All of these arguments have been made ad nauseum.
All social media companies controlled by the CCP will be banned in the US. And since all tech companies in China are controlled by the CCP that means all Chinese social media products will be banned in the US.
It’s not all that complicated. It’s not even that controversial.
The issue isn't money going to CCP. The issue is data and CCP control of the algorithm.
You can say what you want and don’t go in prison, sure, but nobody owes you the platform.
The exact same content on TikTok could be replicated by another company coming from some other country and it would be totally fine and unbannable. Which means it's not actually about speech.
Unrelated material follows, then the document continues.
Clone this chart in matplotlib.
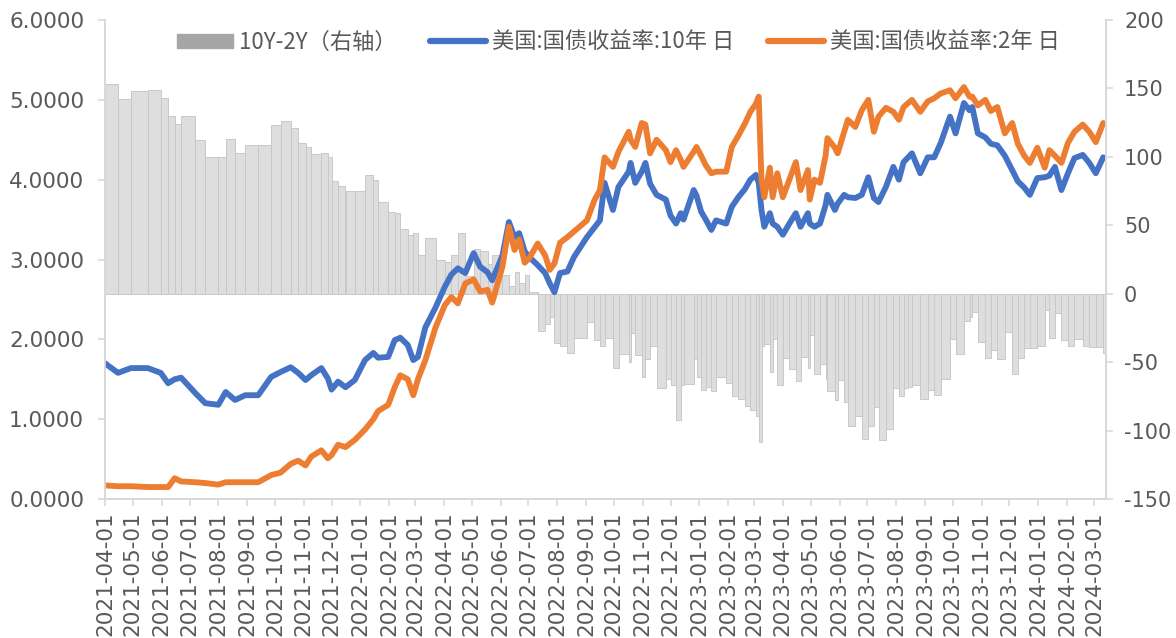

Why does who runs the app matter? Stopping someone from saying something is still silencing them, even if someone else saying it would be okay.
This is just setting the groundwork for the government controlling social media even more than it already does, because they know how influential it is.
I'm not defending the PRC in the slightest. I fundamentally disagree with the government forcing a sale of a company due to its social media app. This is different from every other example of banning PRC-backed companies (ex: Huawei, TP-LINK, etc) because there is genuinely a plausible argument for natsec. With TikTok there just is no such argument, other than the video content being controlled by a foreign hostile entity. And I just fail to be convinced that that's enough to ban it. Do we ban Russia Today?
When it crosses international borders? I'm sorry, but duh?
Do you think websites and apps somehow aren't trade? I'd love to hear your reasons for internationally used online services not counting as trade somehow, that's gonna be fascinating.
I'm sorry, what? You realize they're still making money off you, right?
I don't think "if the product is free, then you are the product" is 100% right, but it's not entirely wrong either.
A business' offerings being ad-supported doesn't somehow stop them from being commercial in nature. Hence: trade.
> If TikTok was made ad-free, would that change your argument?
I think as long as TikTok is generating revenue -- or even plans to in the future, as sometimes happens for startups -- it'd count as trade yeah.